Janet H. and C. Harry Knowles established the KSTF in 1999 to increase the number of high-quality high school science and math teachers and to improve overall math and science education in the United States.

Taking part in professional and leadership development, learning new teaching methods and having a nationwide network of other teachers are things Clay will experience as a KSTF fellow.

“I’m excited about it. I’m excited about having this network of teachers there to help me get through times when I have low points. Knowing how to deal with it, reflect on it and talk with others who also have those problems openly without being judged, I’m excited,” Clay said.

Now living in North Carolina, Clay acknowledges that her interests in math and science came from her teachers at Frankford High School.

“I had great math teachers in high school. My math teacher pushed me, [but] I was lazy in high school. I was smart. I knew how to do all the work, but I didn’t care about the why behind math until I took calculus. AP calculus is a hard subject,” Clay said. “My teachers in high school, especially math, they’re one of the main reasons that I entered into a career in math.”

Even with having her first child at 17, Clay discussed how her teachers kept her motivated.

“My teachers didn’t let me slack off because of it. They still pushed me. It was great. Frankford was great,” Clay said.

As a former tutor at her neighborhood Boys and Girls Club, Clay said she found additional motivation and discovered a passion of teaching.

“The things that impacted my life, gave me a sense of community and always wanting to volunteer came from the Boys and Girls Club,” Clay said. “At school, teachers were great. They pushed me academically, but culturally having an awareness of myself as an African American and how I need to uplift my community came from going to the Boys and Girls Club.”

Using her high school experiences, Clay received a full scholarship to get her undergraduate degree from Clark Atlanta University. Then, she received a master of science from North Carolina State University and later completed two other master’s degree programs which were funded through scholarships.

“I’ve never paid for college ever. And I didn’t want to pay for college ever either,” Clay said. “So many people get scholarships. I always apply. And I tell [my students] I always get them.

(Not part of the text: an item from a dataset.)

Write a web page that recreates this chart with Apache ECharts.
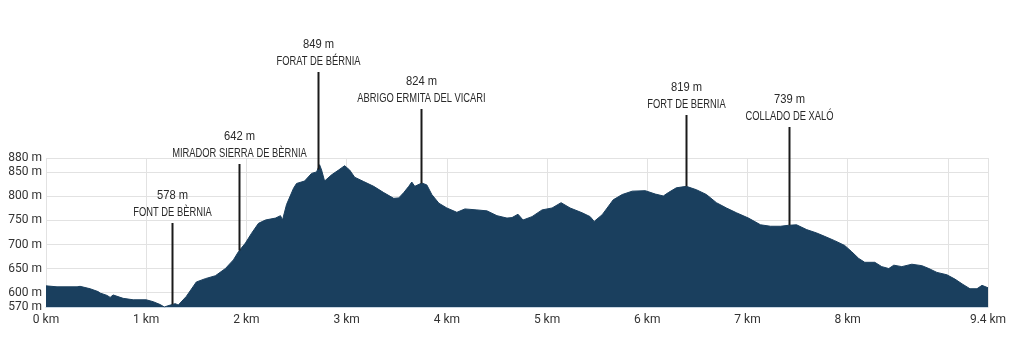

Gravitate to the people who get these awards and see what they do.”

As an educator, Clay also encourages students to become critical thinkers.

“I think the biggest thing in fostering a love of science and mathematics is making kids inquisitive — having them question why something is happening. Math and science is all about why. Why is this happening? What are the mechanics behind it? That’s what I try to foster,” Clay said.

Over the next five years, the KTSF will provide a community of support and tools for Clay to cultivate students’ interests in science and math. By using real life connections, she described her teaching style as relatable for students to see how important these subjects are in their lives.

“When I became a teacher, I always wanted to change lives and wanted to impact lives. That’s my passion. That’s what I love to do,” Clay said. “The biggest thing about [KTSF] is they want you to inquire about your teaching. They don’t want you to teach and just be okay with teaching. They’re constantly doing research and having you look at yourself to see if you’re being the best teacher you can possible be.”

Thinking long-term, Clay wants to create a community based educational center.

“My ultimate goal is to have a school of my own that’s like a community center. I could have good teachers who push the students academically. I could also have that community aspect. The students of the community can come and feel welcomed there and have a place to go after school,” Clay said.